她曾夸赞过薛拂的名字,薛拂道:“倒也没什么。是我母亲与父亲一同到紫山祈福时,父亲的发冠拂过了桃枝,我母亲就说,这叫君拂雪。下山后,就有了我,所以我娘叫我拂雪,拂雪迎春`色,这才有了我……”
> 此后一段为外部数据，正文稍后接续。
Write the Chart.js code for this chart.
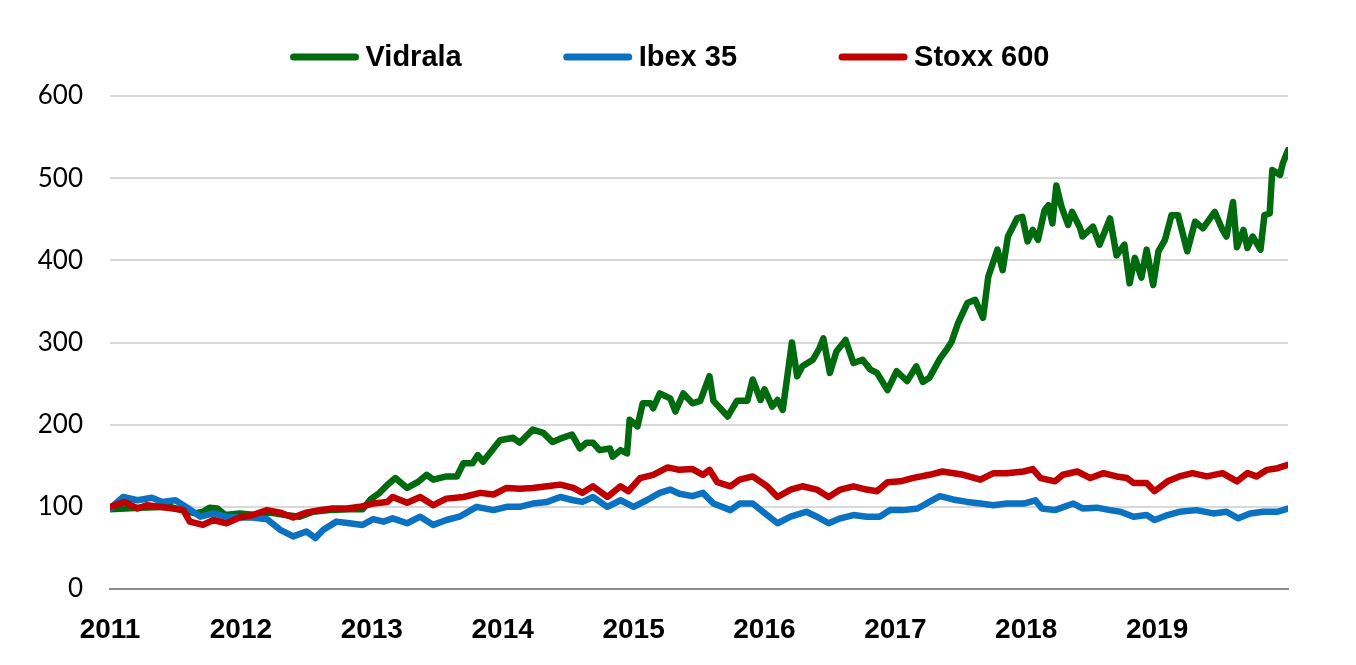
<!DOCTYPE html>
<html>
<head>
<meta charset="utf-8">
<script src="https://cdn.jsdelivr.net/npm/chart.js@4.4.1/dist/chart.umd.min.js"></script>
<style>
    html, body { margin: 0; padding: 0; background: #fff; }
    #wrap { width: 1356px; height: 665px; }
</style>
</head>
<body>
<div id="wrap"><canvas id="perfChart" width="1356" height="665"></canvas></div>
<script>
// Series (decimal years, base 100 at start of 2011)
const vidralaDates = [2011.00, 2011.23, 2011.46, 2011.57, 2011.65, 2011.71, 2011.76, 2011.82, 2011.88, 2011.99,
    2012.11, 2012.22, 2012.34, 2012.45, 2012.55, 2012.68, 2012.83, 2012.93, 2012.99,
    2013.06, 2013.12, 2013.18, 2013.27, 2013.35, 2013.42, 2013.47, 2013.57, 2013.65, 2013.70, 2013.77, 2013.81, 2013.85, 2013.93, 2013.98,
    2014.08, 2014.13, 2014.23, 2014.31, 2014.38, 2014.44, 2014.53, 2014.59, 2014.64, 2014.69, 2014.74, 2014.82, 2014.84, 2014.90, 2014.95, 2014.97,
    2015.03, 2015.07, 2015.13, 2015.15, 2015.20, 2015.28, 2015.32, 2015.38, 2015.45, 2015.51, 2015.58, 2015.61, 2015.72, 2015.79, 2015.87, 2015.91, 2015.97,
    2016.00, 2016.06, 2016.10, 2016.14, 2016.21, 2016.25, 2016.29, 2016.37, 2016.42, 2016.45, 2016.50, 2016.55, 2016.62, 2016.68, 2016.75, 2016.81, 2016.86, 2016.94,
    2017.01, 2017.09, 2017.16, 2017.21, 2017.26, 2017.34, 2017.39, 2017.43, 2017.48, 2017.55, 2017.61, 2017.67, 2017.71, 2017.78, 2017.82, 2017.86, 2017.93, 2017.97,
    2018.01, 2018.05, 2018.09, 2018.14, 2018.17, 2018.20, 2018.23, 2018.27, 2018.32, 2018.35, 2018.41, 2018.43, 2018.51, 2018.56, 2018.64, 2018.69, 2018.75, 2018.79, 2018.83, 2018.88, 2018.92, 2018.97,
    2019.01, 2019.06, 2019.11, 2019.16, 2019.23, 2019.29, 2019.35, 2019.44, 2019.50, 2019.53, 2019.58, 2019.61, 2019.66, 2019.69, 2019.73, 2019.79, 2019.82, 2019.86, 2019.88, 2019.94, 2019.96, 2020.00];
const vidralaValues = [97, 99, 100, 95, 92, 94, 99, 98, 90, 92,
    90, 93, 90, 88, 94, 96, 97, 97, 109,
    117, 127, 135, 123, 130, 139, 133, 137, 137, 153, 153, 163, 155, 171, 181,
    184, 178, 194, 190, 179, 183, 188, 171, 178, 178, 169, 171, 161, 169, 165, 206,
    198, 226, 226, 220, 238, 232, 216, 238, 226, 229, 259, 229, 210, 229, 229, 255, 230,
    243, 222, 230, 218, 300, 259, 271, 279, 293, 305, 263, 289, 303, 275, 279, 267, 263, 242,
    265, 253, 271, 252, 257, 280, 291, 301, 324, 348, 352, 330, 380, 413, 388, 429, 451, 453,
    423, 437, 425, 461, 467, 445, 491, 465, 443, 459, 440, 429, 441, 419, 451, 406, 419, 372, 403, 379, 413, 370,
    411, 425, 455, 455, 411, 447, 439, 459, 437, 429, 471, 416, 437, 415, 429, 413, 455, 457, 510, 504, 518, 534];

const ibexDates = [2011.00, 2011.10, 2011.21, 2011.32, 2011.40, 2011.50, 2011.59, 2011.69, 2011.79, 2011.89, 2011.99,
    2012.09, 2012.20, 2012.30, 2012.40, 2012.50, 2012.57, 2012.63, 2012.73, 2012.83, 2012.93,
    2013.01, 2013.09, 2013.16, 2013.27, 2013.37, 2013.47, 2013.57, 2013.67, 2013.80, 2013.93,
    2014.03, 2014.13, 2014.23, 2014.34, 2014.44, 2014.54, 2014.61, 2014.69, 2014.80, 2014.90,
    2015.00, 2015.10, 2015.20, 2015.28, 2015.35, 2015.45, 2015.53, 2015.61, 2015.74, 2015.81, 2015.91,
    2016.02, 2016.10, 2016.20, 2016.32, 2016.40, 2016.49, 2016.58, 2016.68, 2016.78, 2016.88, 2016.96,
    2017.06, 2017.17, 2017.26, 2017.34, 2017.44, 2017.55, 2017.65, 2017.75, 2017.85, 2017.98,
    2018.07, 2018.12, 2018.22, 2018.36, 2018.43, 2018.54, 2018.64, 2018.72, 2018.82, 2018.92, 2018.98,
    2019.08, 2019.17, 2019.30, 2019.43, 2019.53, 2019.62, 2019.71, 2019.81, 2019.92, 2020.00];
const ibexValues = [98, 112, 108, 111, 106, 108, 99, 88, 92, 88, 87,
    87, 85, 72, 64, 70, 62, 72, 82, 80, 78,
    85, 82, 86, 80, 88, 78, 84, 88, 100, 96,
    100, 100, 104, 106, 112, 108, 106, 112, 100, 108,
    100, 108, 117, 121, 116, 113, 117, 104, 96, 104, 104,
    90, 80, 88, 94, 88, 80, 86, 90, 88, 88, 96,
    96, 98, 106, 113, 109, 106, 104, 102, 104, 104,
    108, 98, 96, 104, 98, 99, 96, 94, 88, 90, 84,
    90, 94, 96, 92, 94, 86, 92, 94, 94, 98];

const stoxxDates = [2011.00, 2011.11, 2011.21, 2011.28, 2011.38, 2011.48, 2011.56, 2011.61, 2011.71, 2011.79, 2011.89, 2011.99,
    2012.09, 2012.20, 2012.30, 2012.40, 2012.50, 2012.60, 2012.70, 2012.81, 2012.91,
    2013.01, 2013.12, 2013.16, 2013.27, 2013.37, 2013.47, 2013.57, 2013.70, 2013.83, 2013.93,
    2014.03, 2014.13, 2014.23, 2014.34, 2014.44, 2014.54, 2014.61, 2014.69, 2014.80, 2014.90, 2014.96,
    2015.05, 2015.15, 2015.26, 2015.35, 2015.45, 2015.53, 2015.58, 2015.64, 2015.74, 2015.81, 2015.91,
    2016.02, 2016.10, 2016.20, 2016.29, 2016.40, 2016.49, 2016.58, 2016.68, 2016.78, 2016.86, 2016.94,
    2017.04, 2017.13, 2017.26, 2017.36, 2017.52, 2017.65, 2017.75, 2017.85, 2017.98,
    2018.05, 2018.11, 2018.22, 2018.28, 2018.39, 2018.49, 2018.59, 2018.69, 2018.77, 2018.82, 2018.92, 2018.98,
    2019.08, 2019.17, 2019.27, 2019.38, 2019.50, 2019.61, 2019.69, 2019.76, 2019.84, 2019.92, 2020.00];
const stoxxValues = [100, 106, 98, 102, 100, 98, 96, 82, 78, 84, 80, 87,
    90, 96, 93, 87, 93, 96, 98, 98, 100,
    104, 106, 112, 105, 112, 102, 110, 112, 117, 115,
    123, 122, 123, 125, 127, 123, 117, 125, 112, 125, 119,
    135, 139, 148, 145, 146, 139, 145, 130, 125, 133, 137,
    125, 112, 121, 125, 121, 112, 121, 125, 121, 119, 130,
    131, 135, 139, 143, 139, 133, 141, 141, 143,
    146, 135, 131, 139, 143, 135, 141, 137, 135, 129, 129, 119,
    131, 137, 141, 137, 141, 131, 141, 137, 145, 147, 151];

const yearTicks = [2011, 2012, 2013, 2014, 2015, 2016, 2017, 2018, 2019];
const seriesNames = ['Vidrala', 'Ibex 35', 'Stoxx 600'];
const seriesColors = ['#006a0e', '#0b72c2', '#c00000'];

function toPoints(dates, values) {
    return dates.map((d, i) => ({ x: d, y: values[i] }));
}

// Legend drawn by hand: thick line sample followed by bold label
const legendPlugin = {
    id: 'lineLegend',
    afterDraw(chart) {
        const ctx = chart.ctx;
        const sampleW = 68, gap = 7, spacing = 102, y = 57;
        ctx.save();
        ctx.font = 'bold 29px "Liberation Sans", Arial, sans-serif';
        ctx.textBaseline = 'middle';
        let total = 0;
        seriesNames.forEach((n, i) => {
            total += sampleW + gap + ctx.measureText(n).width;
            if (i > 0) total += spacing;
        });
        let x = chart.width / 2 - 8 - total / 2;
        seriesNames.forEach((n, i) => {
            ctx.strokeStyle = seriesColors[i];
            ctx.lineWidth = 7;
            ctx.lineCap = 'round';
            ctx.beginPath();
            ctx.moveTo(x + 3, y);
            ctx.lineTo(x + sampleW - 3, y);
            ctx.stroke();
            ctx.fillStyle = '#000';
            ctx.fillText(n, x + sampleW + gap, y + 1);
            x += sampleW + gap + ctx.measureText(n).width + spacing;
        });
        ctx.restore();
    }
};

const lineStyle = {
    borderWidth: 6.5,
    pointRadius: 0,
    tension: 0,
    borderJoinStyle: 'round',
    borderCapStyle: 'round',
    fill: false
};

const perfChart = new Chart(document.getElementById('perfChart'), {
    type: 'line',
    data: {
        datasets: [
            { label: seriesNames[0], data: toPoints(vidralaDates, vidralaValues), borderColor: seriesColors[0], order: 2, ...lineStyle },
            { label: seriesNames[1], data: toPoints(ibexDates, ibexValues), borderColor: seriesColors[1], order: 1, ...lineStyle },
            { label: seriesNames[2], data: toPoints(stoxxDates, stoxxValues), borderColor: seriesColors[2], order: 0, ...lineStyle }
        ]
    },
    options: {
        responsive: false,
        animation: false,
        layout: { padding: { top: 96, right: 68, left: 0, bottom: 0 } },
        plugins: {
            legend: { display: false },
            tooltip: { enabled: false }
        },
        scales: {
            x: {
                type: 'linear',
                min: 2011,
                max: 2020,
                afterBuildTicks: (scale) => { scale.ticks = yearTicks.map(v => ({ value: v })); },
                afterFit: (scale) => { scale.height = 76; },
                ticks: {
                    autoSkip: false,
                    maxRotation: 0,
                    padding: 24,
                    color: '#000',
                    font: { family: '"Liberation Sans", Arial, sans-serif', size: 28, weight: 'bold' },
                    callback: (v) => String(v)
                },
                grid: { display: false, drawTicks: false },
                border: { display: true, color: '#8c8c8c', width: 2 }
            },
            y: {
                min: 0,
                max: 600,
                afterFit: (scale) => { scale.width = 110; },
                ticks: {
                    stepSize: 100,
                    padding: 27,
                    color: '#000',
                    font: { family: 'Lato, "Open Sans", sans-serif', size: 26 }
                },
                grid: {
                    color: (c) => c.tick && c.tick.value === 0 ? 'rgba(0,0,0,0)' : '#d9d9d9',
                    lineWidth: 2,
                    drawTicks: false
                },
                border: { display: false }
            }
        }
    },
    plugins: [legendPlugin]
});
</script>
</body>
</html>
一不小心说出了母亲和父亲的房中事,薛拂又惊的打嗝,双手捂着嘴,又是一脸不高兴的模样。
皇上就问:“怎又是这种表情。”
薛拂就说:“完了完了,我不是故意的,这可怎么办,被母亲知道,又要骂我。”
皇上笑了起来。
“你母亲才不会骂你,薛拂,你们那里,是有个乡俗,叫游归,对吧?”
“嗯,就是婚予出去的男儿们,生了孩子,孩子十二岁前,要回到家乡,舀一杯家乡土带回去。因我们那里,是说家乡土最养家乡人,人死魂归故土,即便家中已无人,也不会作孤魂野鬼了,后代也会更加和善漂亮。”
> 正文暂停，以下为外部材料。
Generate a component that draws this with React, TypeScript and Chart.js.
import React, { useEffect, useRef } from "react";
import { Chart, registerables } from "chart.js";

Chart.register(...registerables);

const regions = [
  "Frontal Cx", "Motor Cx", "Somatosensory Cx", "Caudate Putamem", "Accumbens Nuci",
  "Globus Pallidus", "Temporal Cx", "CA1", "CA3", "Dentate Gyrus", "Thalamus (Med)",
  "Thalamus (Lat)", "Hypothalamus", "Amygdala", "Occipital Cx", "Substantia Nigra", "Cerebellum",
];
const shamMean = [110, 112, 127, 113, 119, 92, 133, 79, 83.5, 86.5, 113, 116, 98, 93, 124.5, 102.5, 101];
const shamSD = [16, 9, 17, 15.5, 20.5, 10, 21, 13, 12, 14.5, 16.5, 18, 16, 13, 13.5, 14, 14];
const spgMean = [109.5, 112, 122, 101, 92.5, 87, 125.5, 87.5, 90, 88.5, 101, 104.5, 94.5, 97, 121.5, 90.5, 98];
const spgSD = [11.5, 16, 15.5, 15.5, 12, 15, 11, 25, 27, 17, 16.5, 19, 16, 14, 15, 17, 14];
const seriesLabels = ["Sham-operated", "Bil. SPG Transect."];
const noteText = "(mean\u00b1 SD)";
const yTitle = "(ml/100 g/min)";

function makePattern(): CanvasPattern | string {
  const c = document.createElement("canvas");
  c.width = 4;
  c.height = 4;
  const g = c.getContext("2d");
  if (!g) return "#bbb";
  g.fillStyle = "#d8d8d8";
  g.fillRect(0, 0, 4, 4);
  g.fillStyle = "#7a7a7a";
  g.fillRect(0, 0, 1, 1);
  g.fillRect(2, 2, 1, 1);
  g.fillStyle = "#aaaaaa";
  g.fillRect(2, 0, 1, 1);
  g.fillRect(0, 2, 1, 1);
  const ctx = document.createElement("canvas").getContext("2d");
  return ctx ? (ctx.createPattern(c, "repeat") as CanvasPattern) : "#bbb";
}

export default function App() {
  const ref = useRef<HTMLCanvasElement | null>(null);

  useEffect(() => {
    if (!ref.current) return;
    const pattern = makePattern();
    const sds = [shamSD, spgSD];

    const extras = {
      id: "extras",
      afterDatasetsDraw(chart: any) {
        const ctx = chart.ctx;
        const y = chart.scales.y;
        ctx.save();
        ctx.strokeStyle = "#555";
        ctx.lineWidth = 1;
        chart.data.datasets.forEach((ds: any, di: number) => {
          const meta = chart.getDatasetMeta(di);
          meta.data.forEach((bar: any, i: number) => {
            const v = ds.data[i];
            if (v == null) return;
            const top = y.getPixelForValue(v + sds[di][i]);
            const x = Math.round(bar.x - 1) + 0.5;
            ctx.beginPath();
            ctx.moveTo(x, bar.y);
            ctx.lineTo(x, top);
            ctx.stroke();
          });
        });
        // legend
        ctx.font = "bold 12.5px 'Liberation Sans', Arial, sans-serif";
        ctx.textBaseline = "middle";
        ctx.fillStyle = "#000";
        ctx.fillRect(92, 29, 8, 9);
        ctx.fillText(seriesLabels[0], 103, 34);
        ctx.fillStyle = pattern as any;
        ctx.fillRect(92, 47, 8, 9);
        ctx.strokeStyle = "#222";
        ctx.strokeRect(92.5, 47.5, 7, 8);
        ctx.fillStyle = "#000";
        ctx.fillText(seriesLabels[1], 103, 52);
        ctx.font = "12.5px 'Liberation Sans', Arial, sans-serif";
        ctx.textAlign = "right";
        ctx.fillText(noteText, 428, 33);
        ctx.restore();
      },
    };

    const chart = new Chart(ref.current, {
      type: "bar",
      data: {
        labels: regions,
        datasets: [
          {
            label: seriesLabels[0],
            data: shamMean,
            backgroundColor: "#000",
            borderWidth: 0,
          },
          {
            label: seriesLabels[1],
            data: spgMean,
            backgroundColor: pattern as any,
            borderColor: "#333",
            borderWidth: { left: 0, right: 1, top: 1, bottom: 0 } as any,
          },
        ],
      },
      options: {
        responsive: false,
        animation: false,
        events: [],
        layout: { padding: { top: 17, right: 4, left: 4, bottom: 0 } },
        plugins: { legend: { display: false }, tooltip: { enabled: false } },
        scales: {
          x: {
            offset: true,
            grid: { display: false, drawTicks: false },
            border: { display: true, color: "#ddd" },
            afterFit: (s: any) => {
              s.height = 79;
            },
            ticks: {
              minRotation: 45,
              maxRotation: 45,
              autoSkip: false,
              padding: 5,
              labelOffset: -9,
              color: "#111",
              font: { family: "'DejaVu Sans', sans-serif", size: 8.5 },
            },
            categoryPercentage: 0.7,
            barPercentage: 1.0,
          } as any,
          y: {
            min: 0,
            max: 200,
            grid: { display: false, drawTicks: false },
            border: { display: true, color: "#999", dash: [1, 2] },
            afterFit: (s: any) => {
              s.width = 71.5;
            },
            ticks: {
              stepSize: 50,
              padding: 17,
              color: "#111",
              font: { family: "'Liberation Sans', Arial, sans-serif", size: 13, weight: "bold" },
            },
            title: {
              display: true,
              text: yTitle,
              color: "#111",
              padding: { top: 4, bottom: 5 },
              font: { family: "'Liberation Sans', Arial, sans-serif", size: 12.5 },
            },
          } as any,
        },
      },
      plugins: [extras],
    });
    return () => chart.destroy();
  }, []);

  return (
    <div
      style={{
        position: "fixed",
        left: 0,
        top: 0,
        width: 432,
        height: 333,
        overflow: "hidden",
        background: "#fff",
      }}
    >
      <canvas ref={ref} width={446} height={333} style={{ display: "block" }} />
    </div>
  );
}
皇上就说:“你知道世宗的那个薛帝君吗?就是你们那里的人,他也是第一个准许迁葬回家,未葬皇陵的帝君。”
“那肯定是为了他的孩子。”薛拂一本正经道。
皇上笑了笑,道:“的确。”
薛帝君的女儿,正是废太女赵采,因无治国之才被废黜,即便如此,她也无怨言。世宗封她为淮王,封地就在薛帝君的家乡。
只是,去封地的途中,废太女就病死了。
皇上:“不提这个了,不吉利。”
不吉利……
皇帝想起与薛拂的旧事,恍惚中,以为过去了很久,可仔细回想,却惊觉只是两个月前的事。
她出了帐篷,仰天长叹一声。
碧天白云,和暖春风,可却刺的她目疼,想流泪,胸中似憋着一团无法呼出去的悲闷,空荡荡撑顶着,空荡荡的疼。
皇帝说道:“子期,交待下去,让各部清点,五日后回宫。”
子期应下,原本长达半个月的春猎,为了睿君缩至十日。
话分两头说。
皇上出宫后,贺玉和李京墨就承担下了六宫杂务,而三皇女和宝皇子的课业又要照旧,贺玉一下子忙得有些受不了。
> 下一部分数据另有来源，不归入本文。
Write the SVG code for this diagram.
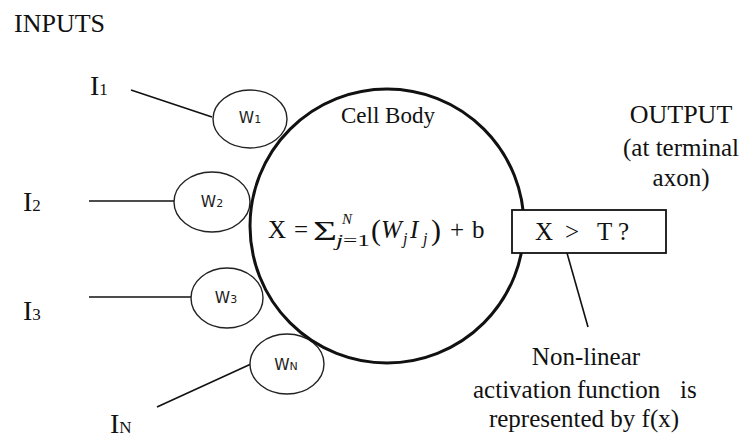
<svg xmlns="http://www.w3.org/2000/svg" width="743" height="439" viewBox="0 0 743 439">
<style>
.serif{font-family:"Liberation Serif","Times New Roman",serif;fill:#111}
.big{font-size:25px}
.it{font-style:italic}
.sans{font-family:"DejaVu Sans",Verdana,sans-serif;fill:#222;font-size:15.5px}
.sub{font-size:11px}
.isub{font-size:17px}
.ln{stroke:#111;stroke-width:1.6;fill:none}
.wt{stroke:#222;stroke-width:1.4;fill:#fff}
</style>
<rect width="743" height="439" fill="#fff"/>
<g id="connectors">
<line class="ln" x1="131" y1="90" x2="212" y2="117"/>
<line class="ln" x1="89" y1="201" x2="175" y2="201"/>
<line class="ln" x1="89" y1="297" x2="192" y2="297"/>
<line class="ln" x1="157" y1="407" x2="251" y2="364"/>
<line class="ln" x1="567" y1="253" x2="588" y2="327"/>
</g>
<g id="title"><text class="serif" x="14" y="32" font-size="26">INPUTS</text></g>
<g id="i1"><text class="serif" x="90" y="95" font-size="28">I<tspan class="isub">1</tspan></text></g>
<g id="i2"><text class="serif" x="23" y="211" font-size="28">I<tspan class="isub">2</tspan></text></g>
<g id="i3"><text class="serif" x="23" y="320" font-size="28">I<tspan class="isub">3</tspan></text></g>
<g id="in"><text class="serif" x="110" y="433" font-size="28">I<tspan class="isub">N</tspan></text></g>
<g id="w1"><ellipse class="wt" cx="250" cy="119" rx="37" ry="29"/><text class="sans" x="250" y="123" text-anchor="middle">W<tspan class="sub">1</tspan></text></g>
<g id="w2"><ellipse class="wt" cx="212" cy="202" rx="38" ry="30"/><text class="sans" x="212" y="207" text-anchor="middle">W<tspan class="sub">2</tspan></text></g>
<g id="w3"><ellipse class="wt" cx="227" cy="298" rx="36" ry="30"/><text class="sans" x="226" y="303" text-anchor="middle">W<tspan class="sub">3</tspan></text></g>
<g id="wn"><ellipse class="wt" cx="287" cy="364" rx="37" ry="30"/><text class="sans" x="286" y="370" text-anchor="middle">W<tspan class="sub">N</tspan></text></g>
<g id="cell">
<circle cx="387" cy="226" r="137" fill="none" stroke="#111" stroke-width="3"/>
<text class="serif" x="388" y="123" font-size="23" text-anchor="middle">Cell Body</text>
<g class="serif">
<text x="268" y="238" font-size="25">X</text>
<text x="294" y="238" font-size="25">=</text>
<text x="313" y="240" font-size="27" textLength="24" lengthAdjust="spacingAndGlyphs">Σ</text>
<text x="342" y="224" font-size="15" class="it">N</text>
<text x="336" y="246" font-size="17" textLength="34" lengthAdjust="spacingAndGlyphs"><tspan class="it">j</tspan>=1</text>
<text x="371" y="240" font-size="30">(</text>
<text x="381" y="238" font-size="25" class="it">W</text>
<text x="403" y="244" font-size="16" class="it">j</text>
<text x="410" y="238" font-size="25" class="it">I</text>
<text x="423" y="244" font-size="16" class="it">j</text>
<text x="431" y="240" font-size="30">)</text>
<text x="450" y="238" font-size="25">+</text>
<text x="472" y="238" font-size="25">b</text>
</g>
</g>
<g id="threshold">
<rect x="512" y="210" width="154" height="43" fill="#fff" stroke="#111" stroke-width="1.8"/>
<text class="serif big" y="240"><tspan x="535">X</tspan><tspan x="565">&gt;</tspan><tspan x="597">T</tspan><tspan x="618">?</tspan></text>
</g>
<g id="output">
<text class="serif" x="681" y="123" font-size="26" text-anchor="middle">OUTPUT</text>
<text class="serif big" x="681" y="156" text-anchor="middle">(at terminal</text>
<text class="serif big" x="681" y="186" text-anchor="middle">axon)</text>
</g>
<g id="activation">
<text class="serif big" x="586" y="365" text-anchor="middle">Non-linear</text>
<text class="serif big" y="398"><tspan x="473">activation</tspan><tspan x="577">function</tspan><tspan x="680">is</tspan></text>
<text class="serif big" x="584" y="427" text-anchor="middle">represented by f(x)</text>
</g>
</svg>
天气乍暖,他总觉胸闷,喉咙也痒,生怕自己病倒,连忙嘱咐珠玑备药膳。
李京墨还来看望过,用药上,他翻着古籍药本,斟酌许久,也不敢轻易下手添减。
“万一把、把玉哥吃坏了,可……可怎么办,我担、担不起。”李京墨说。
二人性子差不多,都是喜静的,也都撑不起太多事,又因裕持正结巴,那些奴才多少还是带着轻视,几天下来,又累又乏,还一团乱。
第三日夜里,朝露说,教习所那边说六皇女哭闹三日了,应是哪里不舒服,问他怎么办。
贺玉一听,连他这样的人都忍不住大骂:“怎三日了才来问,早干什么去了,六皇女就算没了父亲,也不是他们能怠慢的!珠玑,珠玑!去叫裕持正来,我们现在就到教习所!”
去了才知,照顾六皇女的宫人根本说不清一二三,问吃了几次,睡了多久,他一时答不上,支支吾吾,手忙脚乱去翻记录的册子。
贺玉被惹毛了,抱过六皇女,踢翻椅子,眼睛瞪得从没那么大过,因没休息好,眼中布满了血丝,看起来十分可怕。
倒是也震慑住了。
贺玉叫来太医院的值夜,又把六皇女给裕持正,而后他自己一人到西宫去请顺昭君。
跪了好一会儿,顺昭君身边的人出来回话:“这会儿晚了,君上已睡了。六皇女就请文持正劳心,明日等君上起身了,自会通传。”